Extrait page 21: « Tout ce qu'il voulait, c'était un peu de tendresse ou, à défaut, un peu d'attention. Que Madame, par exemple, prenne sa défense lorsqu'il était sujet aux railleries de ces mines blafardes aux têtes poudrées et parfumées dont les rires stridents lui écorchaient les oreilles. Au mieux, il avait droit à de l'indifférence. Au pire, à des moqueries encore plus cinglantes de celles qui auraient dû pourtant le défendre telle une mère. Mais trouver le bon mot, la juste formule, la phrase assassine était tellement tentant.
Madame du Barry tenait salon et, de fait, tenait également son rang. »
Ce bonheur apparent volera en éclats avec l'idéologie défendue par les instigateurs de la révolution française. Ces grandes idées, dont celles de Rousseau, Zamor va les faire siennes. Toute la rancoeur accumulée contre la du Barry qui a laissé les puissants qui fréquentaient ses salons le brocarder et l'humilier, va gronder et déborder. Zamor sera sans pitié.
Extrait page 22 : « « Elle ne l'entendait désormais jurer que par le Contrat social de Rousseau et autres ouvrages contestables. Il discutait de démocratie, de peuple souverain à l'origine de la vie collective. Hélas la comtesse n'y prêtait qu'une oreille amusée. Que de chemin parcouru en effet depuis l'arrivée du petit esclave à Versailles ! Dorénavant, l'étranger parlait parfaitement le français et l'illettré d'hier faisait maintenant dans la philosophie, clamant haut et fort que « les peuples se sont donné des chefs pour défendre leur liberté et non pour les asservir ». »
George Greive, un proche de Marat et de Benjamin Franklin assoiffé de sang, est dévoré par la haine qu'il porte à la du Barry. Haine aussi forte que son désir. Il veillera à entretenir la colère de Zamor et s'assurera que ce dernier témoigne contre sa marraine lors de son procès.
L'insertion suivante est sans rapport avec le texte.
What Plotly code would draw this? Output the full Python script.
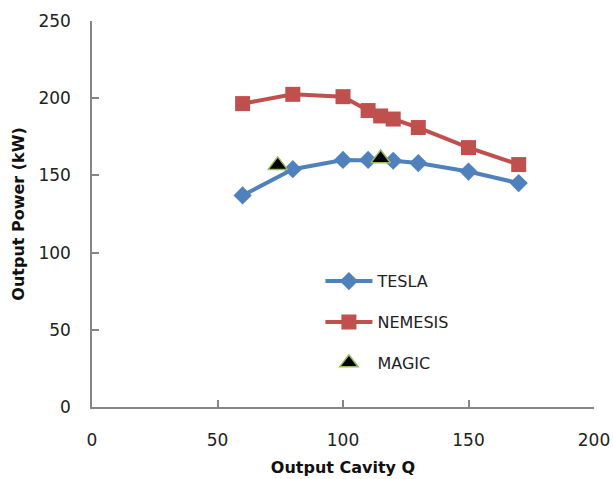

Procès qui la conduira à l'échafaud.
La du Barry emprisonnée, espérera jusqu'au bout, pensant que l'intervention miraculeuse de ses chers habitants de Louveciennes se reproduirait.
Extrait page135 : « Dans quelques semaines, après le décès de son ancienne maîtresse, il fera tout ce qu'il lui est possible pour ne plus parler d'elle ni des jours passés à la Cour. Il entend se transformer en un citoyen comme tout un chacun. La mort de Jeanne, il ne la souhaite pas. Elle lui est devenue nécessaire. »
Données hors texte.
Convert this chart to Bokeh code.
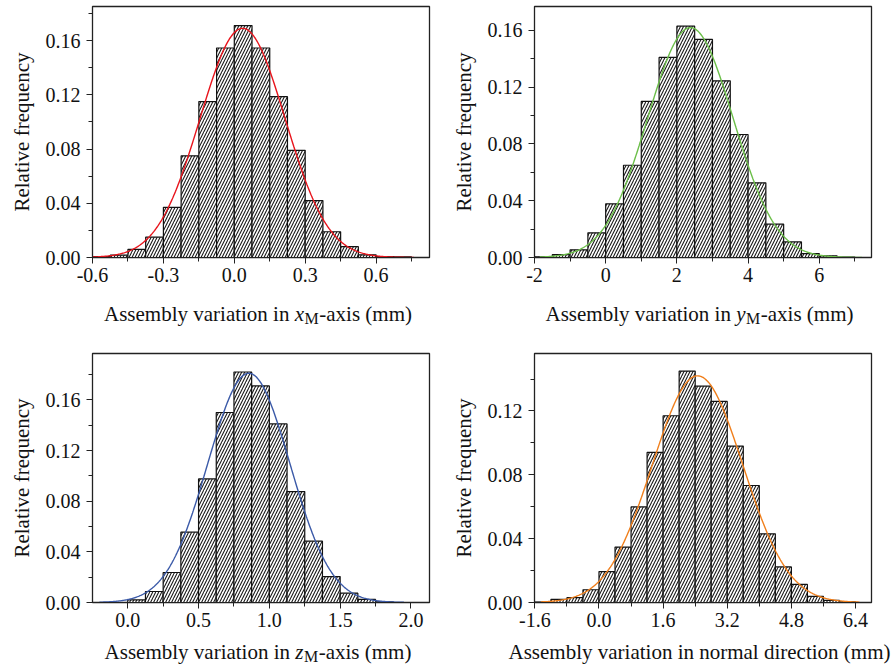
import numpy as np
from bokeh.plotting import figure
from bokeh.layouts import column, row
from bokeh.models import Range1d, FixedTicker, PrintfTickFormatter, Label
from bokeh.embed import file_html
from bokeh.resources import INLINE

FONT = "Liberation Serif"

# ---------------- data ----------------
# Panel 1: x_M-axis
p1_bin_start = -0.6
p1_bin_width = 0.075
p1_freq = [0.0007, 0.0017, 0.006, 0.015, 0.037, 0.075, 0.115, 0.1545, 0.171,
           0.1545, 0.1186, 0.079, 0.042, 0.019, 0.008, 0.002, 0.0007, 0.0004]
p1_fit_mean, p1_fit_sd, p1_fit_peak = 0.035, 0.18, 0.169
p1_fit_span = (-0.6, 0.76)
p1_xticks = [-0.6, -0.3, 0.0, 0.3, 0.6]
p1_xminor = [-0.45, -0.15, 0.15, 0.45, 0.75]
p1_yticks = [0.0, 0.04, 0.08, 0.12, 0.16]

# Panel 2: y_M-axis
p2_bin_start = -2.0
p2_bin_width = 0.5
p2_freq = [0.0005, 0.002, 0.0054, 0.0174, 0.0378, 0.065, 0.110, 0.141, 0.163,
           0.1537, 0.1245, 0.0867, 0.0526, 0.0235, 0.011, 0.0028, 0.0012, 0.0003]
p2_fit_mean, p2_fit_sd, p2_fit_peak = 2.38, 1.2, 0.162
p2_fit_span = (-1.85, 7.2)
p2_xticks = [-2, 0, 2, 4, 6]
p2_xminor = [-1, 1, 3, 5, 7]
p2_yticks = [0.0, 0.04, 0.08, 0.12, 0.16]

# Panel 3: z_M-axis
p3_bin_start = 0.0
p3_bin_width = 0.125
p3_freq = [0.002, 0.0087, 0.0237, 0.0555, 0.0976, 0.150, 0.182, 0.171, 0.141,
           0.0876, 0.0484, 0.0205, 0.0074, 0.0024, 0.0005]
p3_fit_mean, p3_fit_sd, p3_fit_peak = 0.855, 0.29, 0.181
p3_fit_span = (-0.2, 1.95)
p3_xticks = [0.0, 0.5, 1.0, 1.5, 2.0]
p3_xminor = [0.25, 0.75, 1.25, 1.75]
p3_yticks = [0.0, 0.04, 0.08, 0.12, 0.16]

# Panel 4: normal direction
p4_bin_start = -1.6
p4_bin_width = 0.4
p4_freq = [0.0002, 0.0019, 0.003, 0.008, 0.0194, 0.0347, 0.0599, 0.094, 0.117,
           0.145, 0.1355, 0.126, 0.098, 0.0733, 0.043, 0.0223, 0.0113, 0.0038,
           0.0013, 0.0004]
p4_fit_mean, p4_fit_sd, p4_fit_peak = 2.46, 1.13, 0.142
p4_fit_span = (-1.45, 6.5)
p4_xticks = [-1.6, 0.0, 1.6, 3.2, 4.8, 6.4]
p4_xminor = [-0.8, 0.8, 2.4, 4.0, 5.6]
p4_yticks = [0.0, 0.04, 0.08, 0.12]

# ---------------- text metrics (Times / Liberation Serif) ----------------
REG = {' ': 250, 'A': 722, 'M': 889, 'R': 667, 'a': 444, 'b': 500, 'c': 444,
       'd': 500, 'e': 444, 'f': 333, 'i': 278, 'l': 278, 'm': 778, 'n': 500,
       'o': 500, 'q': 500, 'r': 333, 's': 389, 't': 278, 'u': 500, 'v': 500,
       'x': 500, 'y': 500, '(': 333, ')': 333, '-': 333}
ITAL = {'x': 444, 'y': 444, 'z': 389}


def tw(s, size, table=REG):
    return sum(table.get(c, 500) for c in s) * size / 1000.0


LBL_SIZE = 21
SUB_SIZE = 16
TICK_SIZE = "20px"
INK = "#111111"


def make_strip(width, height, center, y_base, var=None, plain=None):
    s = figure(width=width, height=height, x_range=Range1d(0, width),
               y_range=Range1d(0, height), output_backend="svg",
               toolbar_location=None, x_axis_location=None, y_axis_location=None,
               min_border=0, min_border_left=0, min_border_right=0,
               min_border_top=0, min_border_bottom=0)
    s.outline_line_color = None
    s.grid.visible = False
    s.background_fill_color = "white"
    s.border_fill_color = "white"
    common = dict(text_font=FONT, text_color=INK, text_baseline="alphabetic",
                  text_align="left")
    if plain is not None:
        s.add_layout(Label(x=center, y=y_base, text=plain,
                           text_font_size=f"{LBL_SIZE}px",
                           **{**common, "text_align": "center"}))
        return s
    pre = "Assembly variation in "
    post = "-axis (mm)"
    w_pre = tw(pre, LBL_SIZE)
    w_var = tw(var, LBL_SIZE, ITAL)
    w_sub = tw("M", SUB_SIZE) + 1.0
    w_post = tw(post, LBL_SIZE)
    total = w_pre + w_var + w_sub + w_post
    x0 = center - total / 2.0
    s.add_layout(Label(x=x0, y=y_base, text=pre.strip(),
                       text_font_size=f"{LBL_SIZE}px", **common))
    s.add_layout(Label(x=x0 + w_pre, y=y_base, text=var, text_font_style="italic",
                       text_font_size=f"{LBL_SIZE}px", **common))
    s.add_layout(Label(x=x0 + w_pre + w_var + 0.5, y=y_base - 5, text="M",
                       text_font_size=f"{SUB_SIZE}px", **common))
    s.add_layout(Label(x=x0 + w_pre + w_var + w_sub, y=y_base, text=post,
                       text_font_size=f"{LBL_SIZE}px", **common))
    return s


def make_panel(width, height, borders, xr, yr, freq, bin_start, bin_width,
               fit, span, color, xticks, xminor, yticks, xfmt):
    bl, br, bt, bb = borders
    p = figure(width=width, height=height, x_range=Range1d(*xr), y_range=Range1d(*yr),
               output_backend="svg", toolbar_location=None,
               min_border_left=bl, min_border_right=br,
               min_border_top=bt, min_border_bottom=bb)
    p.background_fill_color = "white"
    p.border_fill_color = "white"
    p.grid.visible = False
    p.outline_line_color = "#222222"
    p.outline_line_width = 1.3
    p.outline_line_alpha = 1.0

    n = len(freq)
    lefts = [bin_start + i * bin_width for i in range(n)]
    rights = [l + bin_width for l in lefts]
    p.quad(left=lefts, right=rights, bottom=0, top=freq,
           fill_color="white", line_color=INK, line_width=1.2,
           hatch_pattern="/", hatch_scale=6, hatch_weight=1.1,
           hatch_color="#1a1a1a")

    mean, sd, peak = fit
    xs = np.linspace(span[0], span[1], 400)
    ys = peak * np.exp(-0.5 * ((xs - mean) / sd) ** 2)
    p.line(xs, ys, line_color=color, line_width=1.4)

    minor_y = [t + 0.02 for t in yticks]
    for ax, ticks, minor, fmt in ((p.xaxis[0], xticks, xminor, xfmt),
                                  (p.yaxis[0], yticks, minor_y, "%.2f")):
        ax.ticker = FixedTicker(ticks=ticks, minor_ticks=minor)
        ax.formatter = PrintfTickFormatter(format=fmt)
        ax.axis_line_color = "#222222"
        ax.axis_line_width = 1.0
        ax.major_tick_line_color = "#222222"
        ax.minor_tick_line_color = "#222222"
        ax.major_tick_in = 0
        ax.major_tick_out = 6
        ax.minor_tick_in = 0
        ax.minor_tick_out = 4
        ax.major_label_text_font = FONT
        ax.major_label_text_font_size = TICK_SIZE
        ax.major_label_text_color = INK
    p.yaxis[0].major_label_standoff = 6
    p.xaxis[0].major_label_standoff = 4
    p.yaxis[0].axis_label = "Relative frequency"
    p.yaxis[0].axis_label_text_font = FONT
    p.yaxis[0].axis_label_text_font_size = f"{LBL_SIZE}px"
    p.yaxis[0].axis_label_text_font_style = "normal"
    p.yaxis[0].axis_label_text_color = INK
    p.yaxis[0].axis_label_standoff = 9
    return p


W = 448
H1, HS1, H2, HS2 = 300, 40, 296, 35
B1L = (92, 19, 6, 43)
B1R = (85, 25, 6, 43)
B2L = (92, 19, 13, 34)
B2R = (85, 25, 13, 34)

p1 = make_panel(W, H1, B1L, (-0.6, 0.826), (0, 0.1851), p1_freq, p1_bin_start,
                p1_bin_width, (p1_fit_mean, p1_fit_sd, p1_fit_peak), p1_fit_span,
                "#e8141c", p1_xticks, p1_xminor, p1_yticks, "%.1f")
p2 = make_panel(W, H1, B1R, (-2.0, 7.468), (0, 0.1769), p2_freq, p2_bin_start,
                p2_bin_width, (p2_fit_mean, p2_fit_sd, p2_fit_peak), p2_fit_span,
                "#6cbf4a", p2_xticks, p2_xminor, p2_yticks, "%d")
p3 = make_panel(W, H2, B2L, (-0.249, 2.131), (0, 0.1966), p3_freq, p3_bin_start,
                p3_bin_width, (p3_fit_mean, p3_fit_sd, p3_fit_peak), p3_fit_span,
                "#3b5aa8", p3_xticks, p3_xminor, p3_yticks, "%.1f")
p4 = make_panel(W, H2, B2R, (-1.609, 6.799), (0, 0.156), p4_freq, p4_bin_start,
                p4_bin_width, (p4_fit_mean, p4_fit_sd, p4_fit_peak), p4_fit_span,
                "#f07f1c", p4_xticks, p4_xminor, p4_yticks, "%.1f")

s1 = make_strip(W, HS1, 92 + (W - 92 - 19) / 2.0 - 3, 27, var="x")
s2 = make_strip(W, HS1, 85 + (W - 85 - 25) / 2.0 - 3, 27, var="y")
s3 = make_strip(W, HS2, 92 + (W - 92 - 19) / 2.0 - 3, 20, var="z")
s4 = make_strip(W, HS2, 85 + (W - 85 - 25) / 2.0 - 3, 20,
                plain="Assembly variation in normal direction (mm)")

layout = column(row(p1, p2), row(s1, s2), row(p3, p4), row(s3, s4))
open("out.html", "w").write(file_html(layout, INLINE))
Greive est un être sans âme, il pillera les biens de la Comtesse non pour la cause, mais pour son enrichissement personnel et fera disparaître les personnes susceptibles de lui nuire.
Extrait page 101 : « Les tableaux dont son portrait, ont été décrochés des murs.
- Je peux t'expliquer, Benoît.
- M'expliquer quoi ? Que tu es un voleur en plus d'être un fieffé menteur ? Nul besoin. La démonstration en est parfaitement faite.
- Ce n'est pas ce que tu crois.
- Non, c'est ce que je vois, persifle Zamor. Dois-je te rappeler que tu n'es pas chez toi dans cette demeure ? »
Ce récit aborde en détail une page de notre Histoire de France et certaines actions pas toujours glorieuses. Ludovic, grâce au travail titanesque de recherches qu'il a accomplies, mêle savamment la grande Histoire avec des personnages fictifs. le tout donne encore plus de force et d'humanité à son récit. Car c'est bien d'humanité dont il s'agit et de ses travers. Nombreux.
Au nom de la révolution Française, des exactions furent commises, pas toujours pour un idéal. C'est que l'envie, la jalousie, la vengeance et l'appât du gain ont de beaux jours devant eux. Il nous parle aussi de cette soif d'acceptation et de reconnaissance.
Soif légitime, mais pas toujours bonne conseillère et si proche de la vengeance…
Et il nous parle de désillusion et de solitude.
J'ai adoré ce roman. Les personnages réels comme fictifs ne laissent pas indifférents, que nous les aimions ou les détestions, voir que nous les plaignions.
Merci Ludovic pour ce très bon moment de lecture.